▶ TASK STATEMENT:
Without the pictures, repeat the listing character for character.

▶ GIVEN INFORMATION:
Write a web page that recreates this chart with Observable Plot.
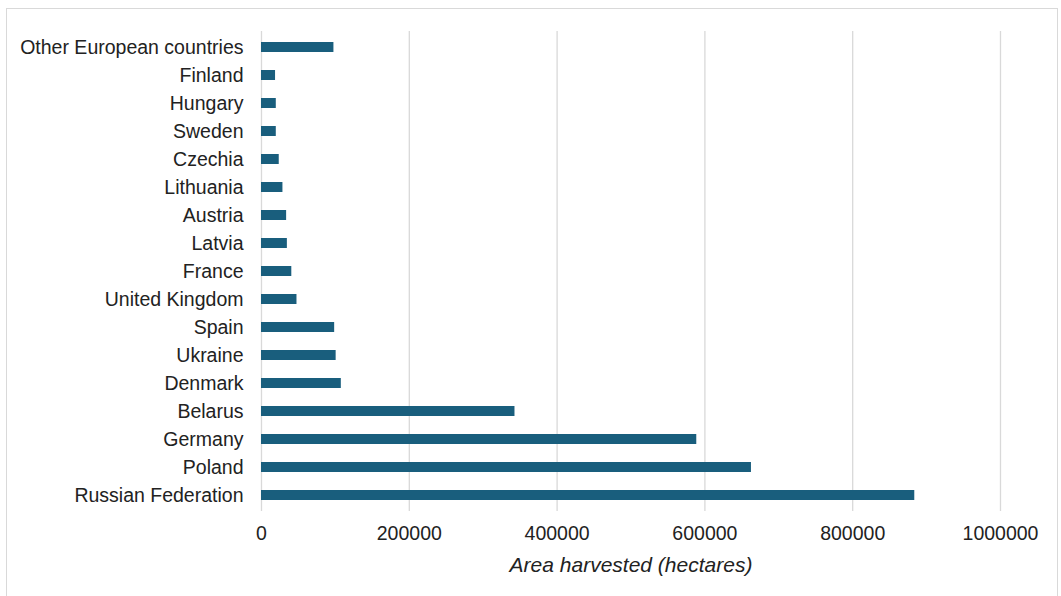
<!DOCTYPE html>
<html>
<head>
<meta charset="utf-8">
<script src="https://cdn.jsdelivr.net/npm/d3@7"></script>
<script src="https://cdn.jsdelivr.net/npm/@observablehq/plot@0.6"></script>
<style>
  html, body { margin: 0; padding: 0; background: #fff; }
  #wrap { position: relative; width: 1061px; height: 596px; overflow: hidden; }
  #frame { position: absolute; left: 6px; top: 8px; width: 1052px; height: 600px;
           border: 1.5px solid #d9d9d9; box-sizing: border-box; pointer-events: none; z-index: 2; }
</style>
</head>
<body>
<div id="wrap"><div id="frame"></div></div>
<script>
const countries = [
  "Other European countries", "Finland", "Hungary", "Sweden", "Czechia", "Lithuania",
  "Austria", "Latvia", "France", "United Kingdom", "Spain", "Ukraine", "Denmark",
  "Belarus", "Germany", "Poland", "Russian Federation"
];
const areas = [
  98000, 19000, 20000, 20000, 24000, 29000,
  34000, 35000, 41000, 48000, 99000, 101000, 108000,
  343000, 589000, 663000, 884000
];
const xTicks = [0, 200000, 400000, 600000, 800000, 1000000];
const xLabel = "Area harvested (hectares)";

const data = countries.map((c, i) => ({country: c, value: areas[i]}));

const chart = Plot.plot({
  width: 1061,
  height: 596,
  marginLeft: 261,
  marginRight: 61,
  marginTop: 31,
  marginBottom: 85,
  style: {fontFamily: "'Liberation Sans', Arial, sans-serif", color: "#222", background: "transparent"},
  x: {domain: [0, 1000000], ticks: xTicks},
  y: {domain: countries, paddingInner: 0.644, paddingOuter: 0.32},
  marks: [
    Plot.gridX(xTicks, {stroke: "#d9d9d9", strokeOpacity: 1, strokeWidth: 1.3}),
    Plot.barX(data, {x: "value", y: "country", fill: "#195e7d"}),
    Plot.axisY({tickSize: 0, tickPadding: 18, fontSize: 19.5, label: null}),
    Plot.axisX(xTicks, {tickSize: 0, tickPadding: 15, fontSize: 19.5, label: null, tickFormat: d => String(d)}),
    Plot.text([xLabel], {frameAnchor: "bottom", dy: 54, fontStyle: "italic", fontSize: 21, lineAnchor: "middle", fill: "#222"})
  ]
});
document.getElementById("wrap").appendChild(chart);
</script>
</body>
</html>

▶ TASK OUTPUT:
Write a web page that recreates this chart with Observable Plot.
<!DOCTYPE html>
<html>
<head>
<meta charset="utf-8">
<script src="https://cdn.jsdelivr.net/npm/d3@7"></script>
<script src="https://cdn.jsdelivr.net/npm/@observablehq/plot@0.6"></script>
<style>
  html, body { margin: 0; padding: 0; background: #fff; }
  #wrap { position: relative; width: 1061px; height: 596px; overflow: hidden; }
  #frame { position: absolute; left: 6px; top: 8px; width: 1052px; height: 600px;
           border: 1.5px solid #d9d9d9; box-sizing: border-box; pointer-events: none; z-index: 2; }
</style>
</head>
<body>
<div id="wrap"><div id="frame"></div></div>
<script>
const countries = [
  "Other European countries", "Finland", "Hungary", "Sweden", "Czechia", "Lithuania",
  "Austria", "Latvia", "France", "United Kingdom", "Spain", "Ukraine", "Denmark",
  "Belarus", "Germany", "Poland", "Russian Federation"
];
const areas = [
  98000, 19000, 20000, 20000, 24000, 29000,
  34000, 35000, 41000, 48000, 99000, 101000, 108000,
  343000, 589000, 663000, 884000
];
const xTicks = [0, 200000, 400000, 600000, 800000, 1000000];
const xLabel = "Area harvested (hectares)";

const data = countries.map((c, i) => ({country: c, value: areas[i]}));

const chart = Plot.plot({
  width: 1061,
  height: 596,
  marginLeft: 261,
  marginRight: 61,
  marginTop: 31,
  marginBottom: 85,
  style: {fontFamily: "'Liberation Sans', Arial, sans-serif", color: "#222", background: "transparent"},
  x: {domain: [0, 1000000], ticks: xTicks},
  y: {domain: countries, paddingInner: 0.644, paddingOuter: 0.32},
  marks: [
    Plot.gridX(xTicks, {stroke: "#d9d9d9", strokeOpacity: 1, strokeWidth: 1.3}),
    Plot.barX(data, {x: "value", y: "country", fill: "#195e7d"}),
    Plot.axisY({tickSize: 0, tickPadding: 18, fontSize: 19.5, label: null}),
    Plot.axisX(xTicks, {tickSize: 0, tickPadding: 15, fontSize: 19.5, label: null, tickFormat: d => String(d)}),
    Plot.text([xLabel], {frameAnchor: "bottom", dy: 54, fontStyle: "italic", fontSize: 21, lineAnchor: "middle", fill: "#222"})
  ]
});
document.getElementById("wrap").appendChild(chart);
</script>
</body>
</html>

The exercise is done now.